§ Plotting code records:
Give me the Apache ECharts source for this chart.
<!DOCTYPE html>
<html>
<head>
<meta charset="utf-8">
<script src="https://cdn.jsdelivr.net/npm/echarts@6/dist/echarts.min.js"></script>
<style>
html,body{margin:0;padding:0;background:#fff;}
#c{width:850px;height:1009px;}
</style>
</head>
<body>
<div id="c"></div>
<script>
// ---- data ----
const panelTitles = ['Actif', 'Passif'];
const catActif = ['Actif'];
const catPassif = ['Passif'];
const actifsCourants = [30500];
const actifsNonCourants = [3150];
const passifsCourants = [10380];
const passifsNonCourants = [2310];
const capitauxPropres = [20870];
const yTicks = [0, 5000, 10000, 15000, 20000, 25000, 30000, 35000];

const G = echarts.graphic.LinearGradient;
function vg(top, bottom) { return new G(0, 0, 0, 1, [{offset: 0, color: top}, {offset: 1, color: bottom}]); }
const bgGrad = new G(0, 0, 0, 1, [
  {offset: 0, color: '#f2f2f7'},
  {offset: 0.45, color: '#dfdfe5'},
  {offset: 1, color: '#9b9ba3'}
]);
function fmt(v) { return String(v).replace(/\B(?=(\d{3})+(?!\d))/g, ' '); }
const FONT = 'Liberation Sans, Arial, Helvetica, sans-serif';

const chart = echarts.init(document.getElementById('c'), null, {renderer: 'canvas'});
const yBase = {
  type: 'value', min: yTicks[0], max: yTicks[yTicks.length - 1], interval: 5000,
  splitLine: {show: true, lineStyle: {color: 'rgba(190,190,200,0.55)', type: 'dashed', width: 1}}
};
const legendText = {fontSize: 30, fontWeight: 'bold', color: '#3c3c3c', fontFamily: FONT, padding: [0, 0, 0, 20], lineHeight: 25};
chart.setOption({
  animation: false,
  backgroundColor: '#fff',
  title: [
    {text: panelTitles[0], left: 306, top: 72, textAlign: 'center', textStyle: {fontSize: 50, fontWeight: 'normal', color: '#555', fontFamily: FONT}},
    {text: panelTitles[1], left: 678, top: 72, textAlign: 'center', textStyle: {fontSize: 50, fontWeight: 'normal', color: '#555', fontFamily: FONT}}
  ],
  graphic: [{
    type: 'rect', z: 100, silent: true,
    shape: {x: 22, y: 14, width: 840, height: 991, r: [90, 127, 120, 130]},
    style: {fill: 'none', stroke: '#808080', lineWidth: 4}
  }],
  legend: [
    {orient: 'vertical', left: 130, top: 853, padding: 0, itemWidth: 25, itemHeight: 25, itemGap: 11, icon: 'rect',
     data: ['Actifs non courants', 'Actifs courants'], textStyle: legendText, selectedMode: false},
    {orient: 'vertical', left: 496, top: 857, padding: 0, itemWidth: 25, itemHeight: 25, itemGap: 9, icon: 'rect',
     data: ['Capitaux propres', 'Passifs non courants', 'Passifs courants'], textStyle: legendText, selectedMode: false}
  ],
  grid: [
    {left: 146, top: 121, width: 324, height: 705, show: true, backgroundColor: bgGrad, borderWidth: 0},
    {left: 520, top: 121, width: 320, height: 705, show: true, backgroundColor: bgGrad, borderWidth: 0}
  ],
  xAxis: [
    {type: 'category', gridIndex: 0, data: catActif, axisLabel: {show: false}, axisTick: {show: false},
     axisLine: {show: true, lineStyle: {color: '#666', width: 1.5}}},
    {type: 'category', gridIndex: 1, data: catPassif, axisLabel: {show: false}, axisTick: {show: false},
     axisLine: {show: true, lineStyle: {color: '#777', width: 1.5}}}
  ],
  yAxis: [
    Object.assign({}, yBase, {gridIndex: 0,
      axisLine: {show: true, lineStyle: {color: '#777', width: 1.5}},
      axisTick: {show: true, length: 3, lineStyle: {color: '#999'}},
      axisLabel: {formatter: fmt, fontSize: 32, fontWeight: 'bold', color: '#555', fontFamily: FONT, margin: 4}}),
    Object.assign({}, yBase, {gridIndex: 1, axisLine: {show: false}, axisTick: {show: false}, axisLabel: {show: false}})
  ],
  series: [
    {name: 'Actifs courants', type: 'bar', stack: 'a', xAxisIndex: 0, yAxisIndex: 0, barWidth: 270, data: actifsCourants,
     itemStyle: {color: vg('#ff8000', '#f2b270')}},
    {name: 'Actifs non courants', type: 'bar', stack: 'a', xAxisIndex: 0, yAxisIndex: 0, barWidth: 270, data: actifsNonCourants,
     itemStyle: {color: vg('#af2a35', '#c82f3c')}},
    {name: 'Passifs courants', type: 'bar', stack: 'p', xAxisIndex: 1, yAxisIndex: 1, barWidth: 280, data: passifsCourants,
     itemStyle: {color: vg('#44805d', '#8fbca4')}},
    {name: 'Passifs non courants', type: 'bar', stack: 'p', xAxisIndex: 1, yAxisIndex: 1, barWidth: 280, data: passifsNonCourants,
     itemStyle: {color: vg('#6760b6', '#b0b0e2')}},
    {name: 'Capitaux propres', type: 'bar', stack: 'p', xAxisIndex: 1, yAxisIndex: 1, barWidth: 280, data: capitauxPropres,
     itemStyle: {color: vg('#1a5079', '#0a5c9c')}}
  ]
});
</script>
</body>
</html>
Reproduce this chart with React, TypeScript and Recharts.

§ Written request: Copy all the lines, exactly.

§ Answer for the task:
Give me the Apache ECharts source for this chart.
<!DOCTYPE html>
<html>
<head>
<meta charset="utf-8">
<script src="https://cdn.jsdelivr.net/npm/echarts@6/dist/echarts.min.js"></script>
<style>
html,body{margin:0;padding:0;background:#fff;}
#c{width:850px;height:1009px;}
</style>
</head>
<body>
<div id="c"></div>
<script>
// ---- data ----
const panelTitles = ['Actif', 'Passif'];
const catActif = ['Actif'];
const catPassif = ['Passif'];
const actifsCourants = [30500];
const actifsNonCourants = [3150];
const passifsCourants = [10380];
const passifsNonCourants = [2310];
const capitauxPropres = [20870];
const yTicks = [0, 5000, 10000, 15000, 20000, 25000, 30000, 35000];

const G = echarts.graphic.LinearGradient;
function vg(top, bottom) { return new G(0, 0, 0, 1, [{offset: 0, color: top}, {offset: 1, color: bottom}]); }
const bgGrad = new G(0, 0, 0, 1, [
  {offset: 0, color: '#f2f2f7'},
  {offset: 0.45, color: '#dfdfe5'},
  {offset: 1, color: '#9b9ba3'}
]);
function fmt(v) { return String(v).replace(/\B(?=(\d{3})+(?!\d))/g, ' '); }
const FONT = 'Liberation Sans, Arial, Helvetica, sans-serif';

const chart = echarts.init(document.getElementById('c'), null, {renderer: 'canvas'});
const yBase = {
  type: 'value', min: yTicks[0], max: yTicks[yTicks.length - 1], interval: 5000,
  splitLine: {show: true, lineStyle: {color: 'rgba(190,190,200,0.55)', type: 'dashed', width: 1}}
};
const legendText = {fontSize: 30, fontWeight: 'bold', color: '#3c3c3c', fontFamily: FONT, padding: [0, 0, 0, 20], lineHeight: 25};
chart.setOption({
  animation: false,
  backgroundColor: '#fff',
  title: [
    {text: panelTitles[0], left: 306, top: 72, textAlign: 'center', textStyle: {fontSize: 50, fontWeight: 'normal', color: '#555', fontFamily: FONT}},
    {text: panelTitles[1], left: 678, top: 72, textAlign: 'center', textStyle: {fontSize: 50, fontWeight: 'normal', color: '#555', fontFamily: FONT}}
  ],
  graphic: [{
    type: 'rect', z: 100, silent: true,
    shape: {x: 22, y: 14, width: 840, height: 991, r: [90, 127, 120, 130]},
    style: {fill: 'none', stroke: '#808080', lineWidth: 4}
  }],
  legend: [
    {orient: 'vertical', left: 130, top: 853, padding: 0, itemWidth: 25, itemHeight: 25, itemGap: 11, icon: 'rect',
     data: ['Actifs non courants', 'Actifs courants'], textStyle: legendText, selectedMode: false},
    {orient: 'vertical', left: 496, top: 857, padding: 0, itemWidth: 25, itemHeight: 25, itemGap: 9, icon: 'rect',
     data: ['Capitaux propres', 'Passifs non courants', 'Passifs courants'], textStyle: legendText, selectedMode: false}
  ],
  grid: [
    {left: 146, top: 121, width: 324, height: 705, show: true, backgroundColor: bgGrad, borderWidth: 0},
    {left: 520, top: 121, width: 320, height: 705, show: true, backgroundColor: bgGrad, borderWidth: 0}
  ],
  xAxis: [
    {type: 'category', gridIndex: 0, data: catActif, axisLabel: {show: false}, axisTick: {show: false},
     axisLine: {show: true, lineStyle: {color: '#666', width: 1.5}}},
    {type: 'category', gridIndex: 1, data: catPassif, axisLabel: {show: false}, axisTick: {show: false},
     axisLine: {show: true, lineStyle: {color: '#777', width: 1.5}}}
  ],
  yAxis: [
    Object.assign({}, yBase, {gridIndex: 0,
      axisLine: {show: true, lineStyle: {color: '#777', width: 1.5}},
      axisTick: {show: true, length: 3, lineStyle: {color: '#999'}},
      axisLabel: {formatter: fmt, fontSize: 32, fontWeight: 'bold', color: '#555', fontFamily: FONT, margin: 4}}),
    Object.assign({}, yBase, {gridIndex: 1, axisLine: {show: false}, axisTick: {show: false}, axisLabel: {show: false}})
  ],
  series: [
    {name: 'Actifs courants', type: 'bar', stack: 'a', xAxisIndex: 0, yAxisIndex: 0, barWidth: 270, data: actifsCourants,
     itemStyle: {color: vg('#ff8000', '#f2b270')}},
    {name: 'Actifs non courants', type: 'bar', stack: 'a', xAxisIndex: 0, yAxisIndex: 0, barWidth: 270, data: actifsNonCourants,
     itemStyle: {color: vg('#af2a35', '#c82f3c')}},
    {name: 'Passifs courants', type: 'bar', stack: 'p', xAxisIndex: 1, yAxisIndex: 1, barWidth: 280, data: passifsCourants,
     itemStyle: {color: vg('#44805d', '#8fbca4')}},
    {name: 'Passifs non courants', type: 'bar', stack: 'p', xAxisIndex: 1, yAxisIndex: 1, barWidth: 280, data: passifsNonCourants,
     itemStyle: {color: vg('#6760b6', '#b0b0e2')}},
    {name: 'Capitaux propres', type: 'bar', stack: 'p', xAxisIndex: 1, yAxisIndex: 1, barWidth: 280, data: capitauxPropres,
     itemStyle: {color: vg('#1a5079', '#0a5c9c')}}
  ]
});
</script>
</body>
</html>
Reproduce this chart with React, TypeScript and Recharts.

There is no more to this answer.